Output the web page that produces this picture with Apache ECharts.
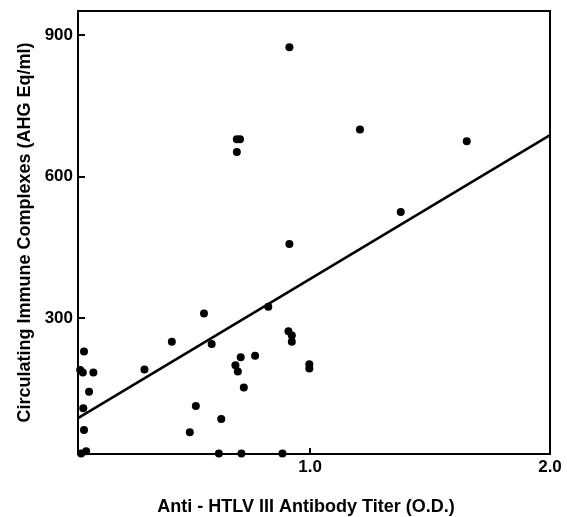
<!DOCTYPE html>
<html>
<head>
<meta charset="utf-8">
<script src="https://cdn.jsdelivr.net/npm/echarts@6/dist/echarts.min.js"></script>
<style>html,body{margin:0;padding:0;background:#fff;}#c{width:567px;height:517px;}</style>
</head>
<body>
<div id="c"></div>
<script>
// Antibody titer (O.D.) and immune complex values
var titerX = [0.914, 0.695, 0.708, 0.695, 1.208, 1.653, 1.378, 0.914, 0.826, 0.558,
              0.424, 0.590, 0.310, 0.711, 0.771, 0.689, 0.699, 0.724, 0.524, 0.630,
              0.499, 0.620, 0.714, 0.885, 0.910, 0.924, 0.924, 0.997, 0.997, 0.058,
              0.042, 0.053, 0.097, 0.079, 0.055, 0.058, 0.067, 0.046];
var complexY = [874, 679, 679, 652, 700, 675, 525, 457, 324, 310,
                250, 245, 191, 217, 220, 200, 187, 153, 114, 86,
                58, 13, 13, 13, 272, 263, 250, 202, 193, 229,
                190, 185, 185, 144, 109, 63, 18, 13];
// Regression line endpoints
var fitX = [0.033, 2.0];
var fitY = [88, 688];
// Tick labels
var yTicks = [300, 600, 900];
var xTicks = [1.0, 2.0];

var pts = titerX.map(function (x, i) { return [x, complexY[i]]; });
var fit = fitX.map(function (x, i) { return [x, fitY[i]]; });

var font = 'Liberation Sans, Arial, Helvetica, sans-serif';
var chart = echarts.init(document.getElementById('c'));
chart.setOption({
  backgroundColor: '#fff',
  animation: false,
  grid: { left: 78, right: 17, top: 11, bottom: 63, containLabel: false, outerBoundsMode: 'none',
          show: true, borderColor: '#000', borderWidth: 2, backgroundColor: 'transparent' },
  xAxis: {
    type: 'value', min: 0.033, max: 2.0,
    name: 'Anti - HTLV III Antibody Titer (O.D.)',
    nameLocation: 'middle', nameGap: 44,
    nameTextStyle: { color: '#000', fontFamily: font, fontWeight: 'bold', fontSize: 18, padding: [0, 16, 0, 0] },
    axisLine: { show: true, lineStyle: { color: '#000', width: 2 } },
    axisTick: { show: true, inside: true, length: 6, lineStyle: { color: '#000', width: 2 }, customValues: xTicks },
    axisLabel: { color: '#000', fontFamily: font, fontWeight: 'bold', fontSize: 17, margin: 5, customValues: xTicks,
                 formatter: function (v) { return v.toFixed(1); } },
    splitLine: { show: false }
  },
  yAxis: {
    type: 'value', min: 12, max: 951,
    name: 'Circulating Immune Complexes (AHG Eq/ml)',
    nameLocation: 'middle', nameGap: 41, nameRotate: 90,
    nameTextStyle: { color: '#000', fontFamily: font, fontWeight: 'bold', fontSize: 18 },
    axisLine: { show: true, lineStyle: { color: '#000', width: 2 } },
    axisTick: { show: true, inside: true, length: 7, lineStyle: { color: '#000', width: 2 }, customValues: yTicks },
    axisLabel: { color: '#000', fontFamily: font, fontWeight: 'bold', fontSize: 17, margin: 5, customValues: yTicks },
    splitLine: { show: false }
  },
  series: [
    {
      type: 'line', data: fit, symbol: 'none',
      lineStyle: { color: '#000', width: 2.5 }, z: 2
    },
    {
      type: 'scatter', data: pts, symbol: 'circle', symbolSize: 8,
      itemStyle: { color: '#000', opacity: 1 }, z: 3
    }
  ]
});
</script>
</body>
</html>
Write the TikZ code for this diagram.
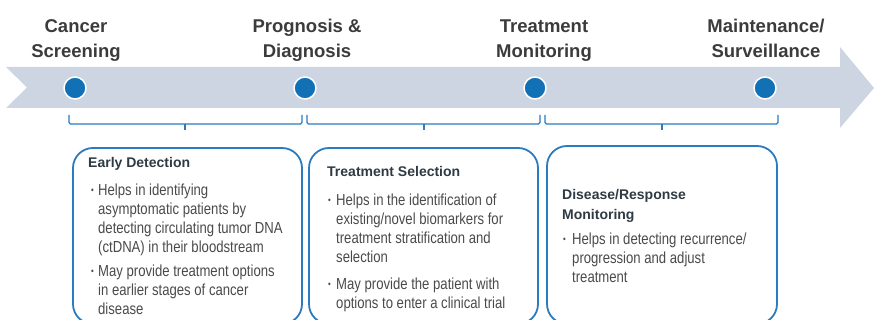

## GOAL
In the entries above, find each line with the string "this" and copy it.

## RESPONSE TO THE EXERCISE
Output the web page that produces this picture with Apache ECharts.
Write the TikZ code for this diagram.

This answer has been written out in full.